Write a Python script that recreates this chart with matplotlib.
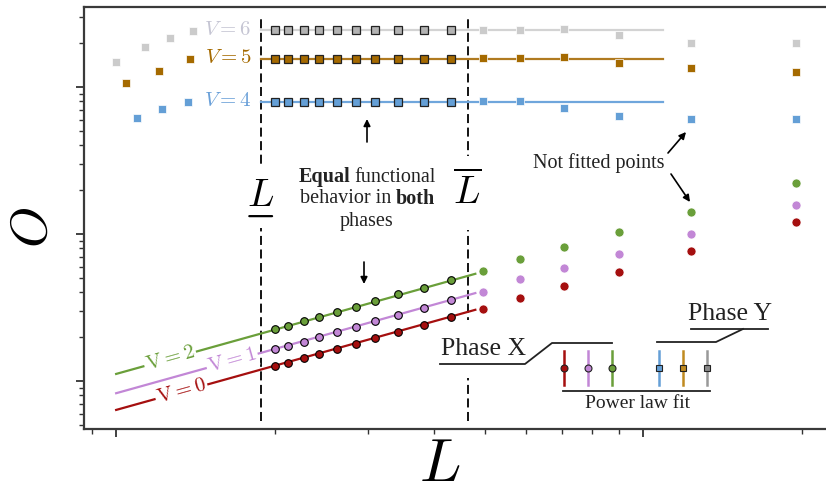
import numpy as np
import matplotlib
matplotlib.use("Agg")
import matplotlib.pyplot as plt
from matplotlib.lines import Line2D
from matplotlib.patches import FancyArrowPatch, Rectangle
from matplotlib.ticker import LogLocator, NullFormatter

plt.rcParams['mathtext.fontset'] = 'cm'
plt.rcParams['font.family'] = ['Liberation Serif', 'DejaVu Serif']

W, H = 826, 496

# borders of the fitted window
L_low = 18.8
L_high = 46.4

L_fit = [20.0, 21.2, 22.7, 24.3, 26.2, 28.5, 31.0, 34.3, 38.3, 43.2]
L_after = [49.6, 58.4, 70.8, 90.0, 123.3, 194.5]

# phase X (circles): V = 0, 1, 2
O_v0_fit = [1.27, 1.33, 1.43, 1.53, 1.65, 1.79, 1.95, 2.14, 2.39, 2.71]
O_v1_fit = [1.64, 1.73, 1.85, 1.98, 2.14, 2.33, 2.55, 2.80, 3.12, 3.54]
O_v2_fit = [2.25, 2.37, 2.56, 2.74, 2.96, 3.20, 3.50, 3.89, 4.31, 4.86]
O_v0_after = [3.09, 3.67, 4.43, 5.51, 7.70, 12.0]
O_v1_after = [4.05, 4.94, 5.87, 7.31, 9.95, 15.8]
O_v2_after = [5.63, 6.76, 8.16, 10.3, 14.1, 22.3]
# power law O = a * L^b, drawn over this L range
fit_a = [0.0635, 0.0825, 0.1116]
fit_b = [1.0, 1.0, 1.0]
fit_range_x = [10.0, 48.0]

# phase Y (squares): V = 4, 5, 6
L_before_v4 = [10.97, 12.21, 13.71]
L_before_v5 = [10.43, 12.08, 13.82]
L_before_v6 = [10.0, 11.35, 12.66, 13.98]
O_v4_before = [61.2, 70.5, 79.4]
O_v5_before = [106.0, 129.0, 154.0]
O_v6_before = [149.0, 186.0, 214.0, 240.0]
O_v4_fit = [79.4, 79.4, 79.4, 79.4, 79.4, 79.4, 79.4, 79.4, 79.4, 79.4]
O_v5_fit = [156.0, 156.0, 156.0, 156.0, 156.0, 156.0, 156.0, 156.0, 156.0, 156.0]
O_v6_fit = [244.0, 244.0, 244.0, 244.0, 244.0, 244.0, 244.0, 244.0, 244.0, 244.0]
O_v4_after = [79.9, 80.7, 71.6, 63.8, 60.3, 60.3]
O_v5_after = [156.8, 158.3, 159.2, 146.3, 134.0, 127.1]
O_v6_after = [244.0, 244.0, 247.0, 224.7, 198.3, 198.3]
const_fit = [79.4, 156.0, 244.0]
fit_range_y = [18.8, 109.0]

c_red, c_pur, c_grn = '#a50f0f', '#c287d6', '#6a9f3a'
c_blu, c_brn, c_gry = '#649fd6', '#a56a00', '#cbcbcb'
txt_c = '#222222'


def px(x, y):
    return (x / W, 1 - y / H)


fig = plt.figure(figsize=(W / 100, H / 100), dpi=100)
ax = fig.add_axes([84 / W, 1 - 429 / H, 1 - 84 / W, 422 / H])
ax.set_xscale('log')
ax.set_yscale('log')
ax.set_xlim(8.69, 222)
ax.set_ylim(0.471, 350)
for a in (ax.xaxis, ax.yaxis):
    a.set_major_locator(LogLocator(base=10))
    a.set_minor_locator(LogLocator(base=10, subs=np.arange(2, 10)))
    a.set_major_formatter(NullFormatter())
    a.set_minor_formatter(NullFormatter())
ax.tick_params(which='major', direction='out', length=6, width=1.3, color='#333333')
ax.tick_params(which='minor', direction='out', length=3.5, width=1.0, color='#333333')
ax.spines['right'].set_visible(False)
for s in ('left', 'bottom', 'top'):
    ax.spines[s].set_linewidth(1.6)
    ax.spines[s].set_color('#3a3a3a')

ax.set_xlabel(r'$L$', fontsize=44, va='center')
ax.xaxis.set_label_coords((440 - 84) / 742, (429 - 466) / 422)
ax.set_ylabel(r'$O$', fontsize=38, va='center')
ax.yaxis.set_label_coords((34 - 84) / 742, (429 - 228) / 422)

# window borders
for xv in (L_low, L_high):
    ax.axvline(xv, ymin=0.02, ymax=0.975, color='black', lw=1.3, ls=(0, (5, 2.5)), zorder=1)

# phase X
xs = np.array(fit_range_x)
lo_cols = [c_red, c_pur, c_grn]
for a_, b_, c in zip(fit_a, fit_b, lo_cols):
    ax.plot(xs, a_ * xs ** b_, color=c, lw=1.6, zorder=2)
for O_fit, O_aft, c in zip([O_v0_fit, O_v1_fit, O_v2_fit],
                           [O_v0_after, O_v1_after, O_v2_after], lo_cols):
    ax.plot(L_fit, O_fit, 'o', ms=5.5, mfc=c, mec='black', mew=0.8, zorder=4)
    ax.plot(L_after, O_aft, 'o', ms=6.5, mfc=c, mec='white', mew=0.5, zorder=3)

# phase Y
ys = np.array(fit_range_y)
hi_cols = [c_blu, c_brn, c_gry]
hi_lines = ['#6fa6dc', '#b07a20', '#d3d3d3']
hi_face = [c_blu, c_brn, '#b3b3b3']
for yc, lc in zip(const_fit, hi_lines):
    ax.plot(ys, [yc, yc], color=lc, lw=1.6, zorder=2)
for Lb, Ob, O_fit, O_aft, c, fc in zip([L_before_v4, L_before_v5, L_before_v6],
                                       [O_v4_before, O_v5_before, O_v6_before],
                                       [O_v4_fit, O_v5_fit, O_v6_fit],
                                       [O_v4_after, O_v5_after, O_v6_after],
                                       hi_cols, hi_face):
    ax.plot(Lb, Ob, 's', ms=6, mfc=c, mec='white', mew=0.5, zorder=3)
    ax.plot(L_fit, O_fit, 's', ms=5.2, mfc=fc, mec='#222222', mew=0.9, zorder=4)
    ax.plot(L_after, O_aft, 's', ms=6, mfc=c, mec='white', mew=0.5, zorder=3)

# labels of phase Y curves
for yc, lab, c in zip(const_fit, ['4', '5', '6'], ['#6aa0d8', c_brn, '#c5c5d3']):
    ax.text(16.3, yc, r'$V = %s$' % lab, color=c, fontsize=15, ha='center', va='center',
            zorder=5, bbox=dict(fc='white', ec='none', pad=1))

# labels of phase X curves, along the lines
lab_x = [13.3, 16.6, 12.66]
for a_, b_, c, lab, lx in zip(fit_a, fit_b, lo_cols, ['0', '1', '2'], lab_x):
    p0 = ax.transData.transform((10, a_ * 10 ** b_))
    p1 = ax.transData.transform((40, a_ * 40 ** b_))
    ang = np.degrees(np.arctan2(p1[1] - p0[1], p1[0] - p0[0]))
    ax.text(lx, a_ * lx ** b_, r'$\mathrm{V} = %s$' % lab, color=c, fontsize=15,
            rotation=ang, rotation_mode='anchor', ha='center', va='center', zorder=5,
            bbox=dict(fc='white', ec='none', pad=1))

# L and Lbar
tL = ax.text(L_low, 0.55, r'$L$', transform=ax.get_xaxis_transform(), fontsize=28,
             ha='center', va='center', zorder=5, bbox=dict(fc='white', ec='none', pad=9))
ax.annotate('', xy=(0.92, -0.02), xytext=(0.08, -0.02), xycoords=tL, textcoords=tL, zorder=7,
            arrowprops=dict(arrowstyle='-', lw=1.6, color='black', shrinkA=0, shrinkB=0))
ax.text(L_high, 0.56, r'$\overline{L}$', transform=ax.get_xaxis_transform(), fontsize=28,
        ha='center', va='center', zorder=5, bbox=dict(fc='white', ec='none', pad=12))


def mixed_line(parts, cx, cy, size):
    r = fig.canvas.get_renderer()
    texts = [fig.text(0, 0, s, fontsize=size, weight=w, ha='left', va='center', color=txt_c)
             for s, w in parts]
    widths = [t.get_window_extent(r).width for t in texts]
    gap = 0.22 * size * 100 / 72
    x = cx - (sum(widths) + gap * (len(parts) - 1)) / 2
    for t, w in zip(texts, widths):
        t.set_position(px(x, cy))
        x += w + gap


mixed_line([('Equal', 'bold'), ('functional', 'normal')], 367, 177, 14.5)
mixed_line([('behavior in', 'normal'), ('both', 'bold')], 367, 199, 14.5)
mixed_line([('phases', 'normal')], 367, 222, 14.5)

arr = dict(arrowstyle='-|>', lw=1.2, color='black', mutation_scale=10, shrinkA=0, shrinkB=0)
fig.add_artist(FancyArrowPatch(px(367, 142), px(367, 119), transform=fig.transFigure, **arr))
fig.add_artist(FancyArrowPatch(px(364, 262), px(364, 284), transform=fig.transFigure, **arr))

fig.text(*px(599, 163), 'Not fitted points', fontsize=14.5, ha='center', va='center', color=txt_c)
fig.add_artist(FancyArrowPatch(px(668, 153), px(686, 132), transform=fig.transFigure, **arr))
fig.add_artist(FancyArrowPatch(px(671, 174), px(690, 202), transform=fig.transFigure, **arr))

# phase labels and power-law key
fig.add_artist(Rectangle(px(462, 378), 10 / W, 58 / H, transform=fig.transFigure,
                         fc='white', ec='none', zorder=3))
fig.text(*px(484, 349), 'Phase X', fontsize=18.5, ha='center', va='center', color=txt_c,
         bbox=dict(fc='white', ec='none', pad=2))
fig.text(*px(730, 314), 'Phase Y', fontsize=18.5, ha='center', va='center', color=txt_c)
fig.add_artist(Line2D([440 / W, 525 / W, 552 / W, 612 / W],
                      [1 - 364 / H, 1 - 364 / H, 1 - 343 / H, 1 - 343 / H],
                      transform=fig.transFigure, color=txt_c, lw=1.3, zorder=6))
fig.add_artist(Line2D([691 / W, 768 / W], [1 - 329 / H, 1 - 329 / H],
                      transform=fig.transFigure, color=txt_c, lw=1.3, zorder=6))
fig.add_artist(Line2D([743 / W, 716 / W, 657 / W], [1 - 329 / H, 1 - 342 / H, 1 - 342 / H],
                      transform=fig.transFigure, color=txt_c, lw=1.3, zorder=6))

key_x = [564, 588, 612, 659, 683, 707]
key_c = [c_red, c_pur, c_grn, c_blu, '#c08a20', '#8a8a8a']
key_line = [c_red, c_pur, c_grn, c_blu, '#c08a20', '#999999']
key_m = ['o', 'o', 'o', 's', 's', 's']
for kx, kc, kl, km in zip(key_x, key_c, key_line, key_m):
    fig.add_artist(Line2D([kx / W, kx / W], [1 - 351 / H, 1 - 385 / H], transform=fig.transFigure,
                          color=kl, lw=1.8, zorder=6))
    fig.add_artist(Line2D([kx / W], [1 - 368 / H], transform=fig.transFigure, marker=km, ms=5,
                          mfc=kc, mec=txt_c, mew=0.8, ls='none', zorder=7))
fig.add_artist(Line2D([563 / W, 710 / W], [1 - 391 / H, 1 - 391 / H], transform=fig.transFigure,
                      color=txt_c, lw=1.3, zorder=6))
fig.text(*px(638, 404), 'Power law fit', fontsize=14, ha='center', va='center', color=txt_c)

fig.savefig('out.png', dpi=100)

■ ■ ■ ■

* [Written instruction]
From the first line of the listing above, repeat every line through the one holding "L_after = [49.6, 58.4, 70.8, 90.0, 123.3, 194.5]". Both ends count, and pictures stay out.

* [Worked answer]
Write a Python script that recreates this chart with matplotlib.
import numpy as np
import matplotlib
matplotlib.use("Agg")
import matplotlib.pyplot as plt
from matplotlib.lines import Line2D
from matplotlib.patches import FancyArrowPatch, Rectangle
from matplotlib.ticker import LogLocator, NullFormatter

plt.rcParams['mathtext.fontset'] = 'cm'
plt.rcParams['font.family'] = ['Liberation Serif', 'DejaVu Serif']

W, H = 826, 496

# borders of the fitted window
L_low = 18.8
L_high = 46.4

L_fit = [20.0, 21.2, 22.7, 24.3, 26.2, 28.5, 31.0, 34.3, 38.3, 43.2]
L_after = [49.6, 58.4, 70.8, 90.0, 123.3, 194.5]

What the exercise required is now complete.